Frequency Regulation and Skiing in the Backcountry
“Beep-beep, beep-beep!” You wake to a cheap Casio, bought just for occasions like this. It’s 5 a.m. Who even uses a watch anymore?
But you don’t have your phone with you because it would be too heavy. And there’s no cell service for hundreds of miles. And the battery wouldn’t last long in these temperatures.
You peek out from the damp cocoon of a down sleeping bag. Squished up against another large shivering man in a tiny tent, flapping in the wind. Your body hovers on the border between warm and cold. The last thing you want to do is open the bag and expose your damp body to the elements as you struggle to get dressed in the cramped space.
The same thoughts go through both your minds as you lie there. You are several days into a several hundred-mile ski traverse in an Arctic mountain range.
Finally you make your move. The delicate equilibrium between warm and cold immediately tanks as your body temperature drops, exacerbated by the dampness. A sense of urgency dominates your movements. You want, need, to get moving as soon as possible to build up some heat.
You look at the frozen blocks of ice that are your leather ski boots. You now wish you had slept with them to keep them thawed. You slam your feet into the ground, trying to force them into the unpliable boots. The laces will be done up later after skiing has sufficiently melted the boots. The most important thing is to start moving, and you break down the tent and start skiing away as quickly as possible.
The warmth starts to work its way through your body again. Starting at your heart and working towards your limbs and then your fingers and toes. Breakfast will come later when you’re warm enough.
It strikes you how similar this is to an electrical power system. Like many things in nature and in the man-made world, your body is experiencing the steady-state and dynamic effects of an energy balance system. You just experienced the equivalent of a frequency nadir. It’s strange what you think about in times like this. Along with how warm and comfortable your cubicle is and how much you would like a bacon cheeseburger.
But back to the power system. Best not to think about cheeseburgers. You were initially in a stable state, though barely so, where the energy input was just equal to the energy output. There weren’t any reserves.
When the sleeping bag zipper opened, the heating demand on your body suddenly increased. Your body has some inertia that controls that rate at which your body temperature drops in response to this added load while your body tries to respond and pump more heat out. At some point, you reach your lowest body temperature, before your body starts to build it back up again. Right around when you are slamming your feet into those blocks of ice.
When you do enough of these trips, you start to recognize the response types of different bodies.
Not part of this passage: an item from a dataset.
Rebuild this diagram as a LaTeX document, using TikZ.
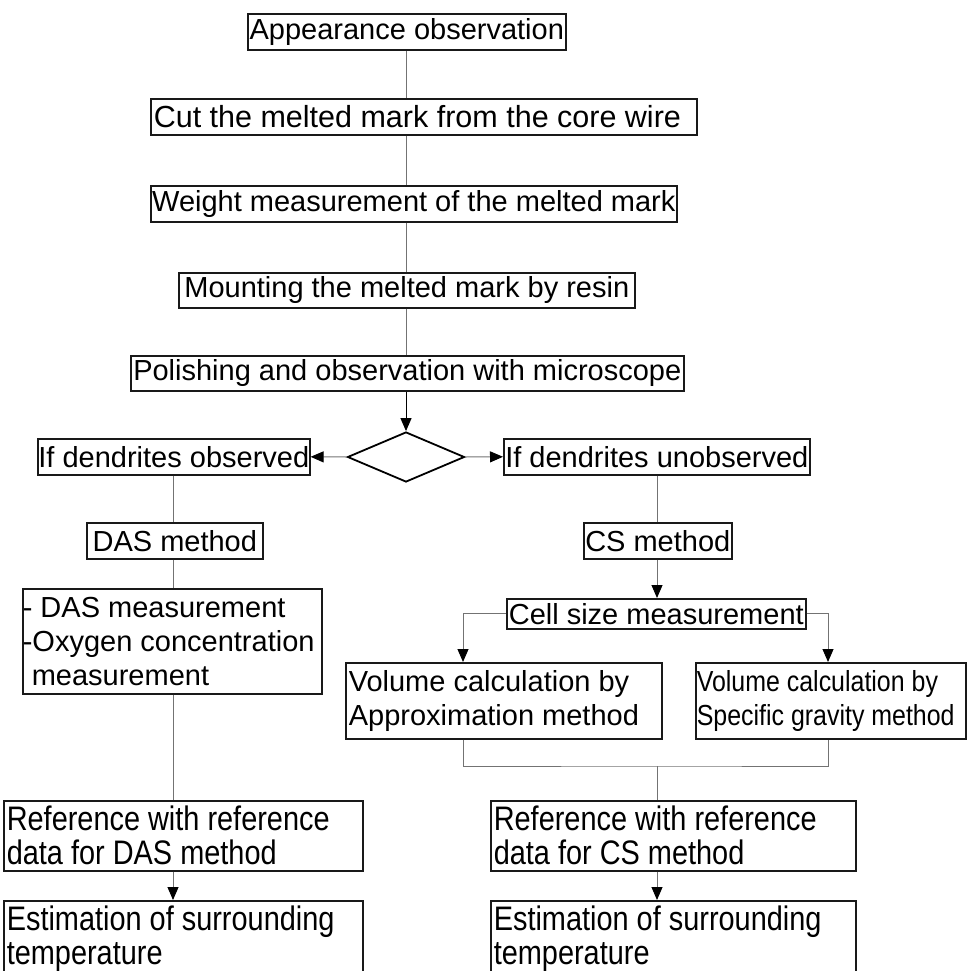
\documentclass[tikz,border=0pt]{standalone}
\usepackage{fontspec}
\setmainfont{Liberation Sans}
\newfontfamily\narrowsans{Liberation Sans}[FakeStretch=0.85]
\newfontfamily\tightsans{Liberation Sans}[FakeStretch=0.86]
\usetikzlibrary{shapes, arrows.meta, calc}

\begin{document}
\begin{tikzpicture}[x=1pt, y=-1pt,
            stepbox/.style={draw=black!90, line width=1.6pt, inner sep=0pt, anchor=north west,
                font=\fontsize{29}{34}\selectfont},
            leftbox/.style={stepbox, inner xsep=3pt, text width=#1, align=flush left},
            narrowbox/.style={leftbox=#1, font=\narrowsans\fontsize{34}{34}\selectfont},
            ln/.style={draw=black!55, line width=1pt},
            arr/.style={ln, -{Triangle[length=13pt, width=11pt, color=black]}},
            decide/.style={diamond, draw=black, line width=1.8pt, minimum width=117pt, minimum height=50pt, inner sep=0pt}]
            \useasboundingbox (0,0) rectangle (967,971);
            % main column
            \node[stepbox, minimum width=318pt, minimum height=36pt] (appear) at (247,13) {Appearance observation};
            \node[leftbox=540pt, minimum height=36pt, font=\fontsize{30.5}{34}\selectfont] (cut) at (150,98) {Cut the melted mark from the core wire};
            \node[stepbox, minimum width=526pt, minimum height=36pt] (weigh) at (150,185) {Weight measurement of the melted mark};
            \node[stepbox, minimum width=456pt, minimum height=35pt] (mount) at (178,272) {Mounting the melted mark by resin};
            \node[stepbox, minimum width=553pt, minimum height=35pt] (polish) at (130,355) {Polishing and observation with microscope};
            \node[decide] (split) at (406,457) {};
            \node[stepbox, minimum width=272pt, minimum height=36pt] (obs) at (37,438) {If dendrites observed};
            \node[stepbox, minimum width=306pt, minimum height=36pt] (unobs) at (503,438) {If dendrites unobserved};
            % DAS branch
            \node[stepbox, minimum width=176pt, minimum height=36pt] (dasm) at (86,522) {DAS method};
            \node[leftbox=299pt, inner xsep=0pt, minimum height=105pt] (dasmeas) at (22,588) {-~DAS measurement\\-Oxygen concentration\\\hspace*{9pt}measurement};
            \node[narrowbox=353pt, minimum height=70pt] (refdas) at (3,800) {Reference with reference\\data for DAS method};
            \node[narrowbox=353pt, minimum height=76pt] (estdas) at (3,900) {Estimation of surrounding\\temperature};
            % CS branch
            \node[stepbox, minimum width=148pt, minimum height=36pt] (csm) at (583,522) {CS method};
            \node[stepbox, minimum width=299pt, minimum height=30pt] (cell) at (506,598) {Cell size measurement};
            \node[leftbox=310pt, minimum height=76pt] (volap) at (345,662) {Volume calculation by\\Approximation method};
            \node[leftbox=268pt, inner xsep=1pt, minimum height=76pt, font=\tightsans\fontsize{29}{34}\selectfont] (volsg) at (695,662) {Volume calculation by\\Specific gravity method};
            \node[narrowbox=359pt, minimum height=70pt] (refcs) at (490,800) {Reference with reference\\data for CS method};
            \node[narrowbox=359pt, minimum height=76pt] (estcs) at (490,900) {Estimation of surrounding\\temperature};
            \coordinate (lcol) at (173,0);
            \coordinate (rcol) at (657,0);
            \coordinate (apcol) at (463,0);
            \coordinate (sgcol) at (828,0);
            \coordinate (join) at (657,766);
            \draw[ln] (appear.south) -- (appear.south |- cut.north);
            \draw[ln] (cut.south -| appear) -- (weigh.north -| appear);
            \draw[ln] (weigh.south -| appear) -- (mount.north -| appear);
            \draw[ln] (mount.south -| appear) -- (polish.north -| appear);
            \draw[arr, draw=black] (polish.south -| split) -- (split.north);
            \draw[arr] (split.west) -- (obs.east);
            \draw[arr] (split.east) -- (unobs.west);
            \draw[ln] (obs.south -| lcol) -- (dasm.north -| lcol);
            \draw[ln] (dasm.south -| lcol) -- (dasmeas.north -| lcol);
            \draw[ln] (dasmeas.south -| lcol) -- (refdas.north -| lcol);
            \draw[arr] (refdas.south -| lcol) -- (estdas.north -| lcol);
            \draw[ln] (unobs.south -| rcol) -- (csm.north -| rcol);
            \draw[arr] (csm.south -| rcol) -- (cell.north -| rcol);
            \draw[arr] (cell.west) -| (volap.north -| apcol);
            \draw[arr] (cell.east) -| (volsg.north -| sgcol);
            \draw[ln] (volap.south -| apcol) |- (join) -| (volsg.south -| sgcol);
            \draw[ln] (join) -- (refcs.north -| rcol);
            \draw[arr] (refcs.south -| rcol) -- (estcs.north -| rcol);
        \end{tikzpicture}
\end{document}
Some bodies have low inertia and quickly drop in temperature but, if caught in time, can quickly recover as well. While other bodies seem to have much longer time constants. They don’t seem to have a problem until they do, and then it is serious and takes a long time to recover. You recognise yourself as more of the latter. Or maybe it isn’t a question of inertia, but rather acceptable operating bounds.
Back to power systems, perhaps your body has opened its voltage and frequency windows wide. While other systems are tripping breakers and dropping service to their fingers and toes, your body is still chugging along, dropping multiple hertz in system frequency before opening those breakers.
This really gets at the question of robustness vs. resiliency. In the above scenario, your body is being robust but not resilient. It has fewer outages, but, when it does have an outage, it’s bigger, worse and takes a longer time to recover.
You rather like your style of body. You like being able to handle a wide range of temperatures. But maybe that’s because you haven’t had to deal with the serious consequences of a systemwide shutdown. You still have, to some degree, a young, hot-blooded and unscarred system.
Others with a few more years in the backcountry have had more than a few outages to the outer fringes of their transmission system. Those breakers now have a very narrow frequency and voltage band and will trip very quickly. You know that you have multiple socks and ski booties in your future.
Really, your body performs an energy balance equation on many temporal scales. On the shorter time scale, it is calculating how much heat it is able to put out and whether it should drop service to some of the appendages. On a longer time scale, it is trying to conserve fuel. We evolved over the years with limited food supplies. As a result, your body will try to conserve energy as much as possible. Sometimes at the expense of your toes. You want to scream at your body, “I have lots of calories! Burn faster, keep me warm!” But then, six days into a four-day trip, you wish your body would burn a lot fewer calories.
In many ways, your body is more wise than you are. Bodies haven’t survived long enough to produce you by being otherwise. It balances resilience, robustness, efficiency and performance. As an electrical engineer, you tend to focus on efficiency, followed by performance, then robustness and lastly resilience. Resilience is so hard even to quantify. As an athlete, you would probably put performance at the top.
But nature isn’t an engineer or an athlete. It is operating on a much different time scale and optimizing a much larger set of equations. Maybe you could learn something from nature.
You look up from your skis. The sun has come up and you’re warm. Man, you love being a nerd. It really helps pass the time. On the other hand, you haven’t even noticed that mountain you just skied by. Maybe you should start paying attention again.